Увидя след торпед, я с сожалением опустил перископ из-за того, что лодка после залпа начала всплывать, и стал уклоняться вправо в сторону берега. Раздалось два взрыва. Обе торпеды настигли транспорт. От взрыва наших торпед акустика вышла из строя. А вслед за этими взрывами, обрадовавшими экипаж лод ки, началась канонада! Все корабли охранения, сопровождавшие транспорт и прозевавшие нас, теперь ринулись в нашу сторону и не поскупились на глубинные бомбы. Очевидно, нас заметили по показавшейся тумбе перископа и части ограждения рубки.
Я решил лечь на грунт, чтобы не выдавать себя вражеским акустикам. Лодка коснулась грунта. Слышим приближение катера, по правому борту грохочет разрыв первой глубинной бомбы. Акустик докладывает, что вышла из строя станция. Катер сбросил еще четыре бомбы, которые разорвались уже дальше. Мы лежим на глубине 11 метров, выключив мотор, все шумящие приборы и слушаем, что происходит над нами. Шум винтов то приближался, то замирал в отдалении. В момент, когда катера выслушивали нас, мы улавливали через корпус лодки гудки и вой сирены, доносившиеся звонки машинных телеграфов. И на наше счастье, именно после того как этот шум становился все юолее слабым, когда корабли противника удалялись от нас, разевались взрывы глубинных бомб. Это означало, что на сторожевом корабле и на катерах-охотниках не знали нашего местонахождения. Они теперь бомбили вслепую. Над морем спустились сумерки, и это затрудняло противнику искать нас.
– Двадцать...
– Двадцать три...
Шепотом отсчитывали мы удары глубинных бомб. Сколько продлится это беспорядочное сбрасывание бомб? Не заденет ли нас двадцать пятая или тридцатая?
Мы насчитали уже тридцать взрывов. Последние бомбы легли на приличной дистанции от корпуса притаившейся на дне лодки.
Мы были уверены в потоплении транспорта от взрыва двух наших торпед.

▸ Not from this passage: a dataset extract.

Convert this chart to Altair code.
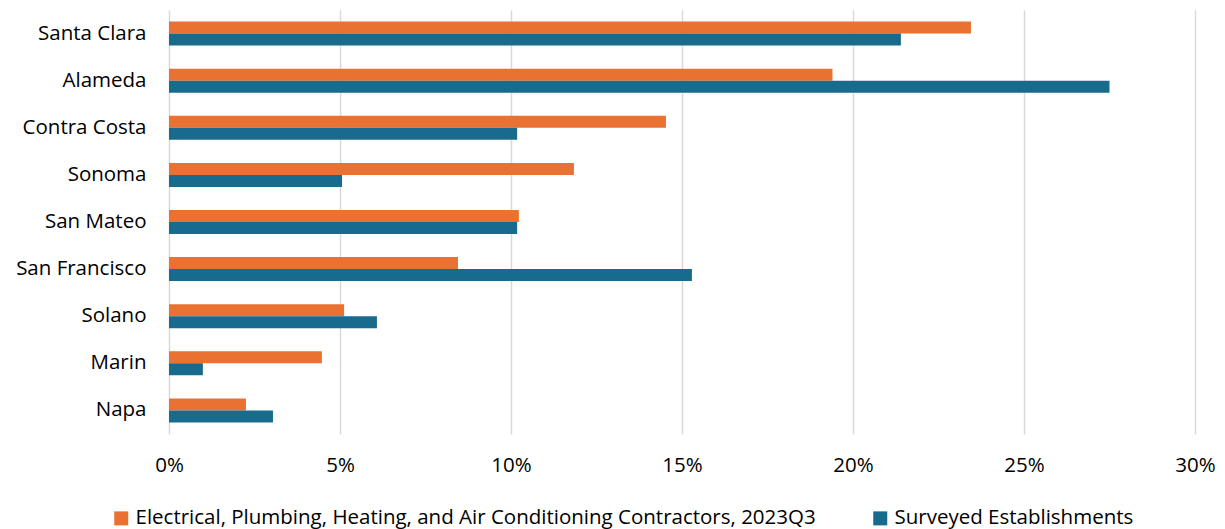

Взглянуть бы, убедиться, что тебе действительно удалось помочь сталинградцам... Нет, надо еще долго пролежать вот так, в полной тишине и прислушиваться к каждому звуку, который проникает в плотно задраенные, отрезанные друг от друга отсеки лодки.
Через час после первой бомбежки, не причинившей нам никакого вреда, если не считать двух погасших лампочек, началась вторая атака. Она продолжалась несколько минут. Очевидно, вышли на поиск новые корабли противника и, проходя над местом нашей атаки, сбросили четыре бомбы. Одна разорвалась близко, нас приподняло над грунтом на полметра, точно кто-то бесцеремонно подхватил нас и опустил на место, притом лодка накренилась на левый борт. От следующей бомбы лодка еще больше накренилась. В пятом отсеке лопнули две лампочки.
Мы переиграли преследователей. У нас оказалось достаточно выдержки, чтобы не выдать себя и не включить мотор, прежде чем миновала опасность привлечь внимание противника. Через три часа акустики Дмитрий Наумов и Александр Краснов исправили поврежденную станцию. Теперь мы стали лучше понимать окружающую обстановку. Корабли противника маневрируют дальше от нас, в момент их хода даем небольшой пузырь в среднюю цистерну, и лодка отрывается от грунта. На самом малом ходу начинаем двигаться в южном направлении. Катера стопорят ход, мы тут же выключаем электродвигатель. Катера дают ход – мы тоже. Таким образом мы продвигались в течение двух с половиной часов.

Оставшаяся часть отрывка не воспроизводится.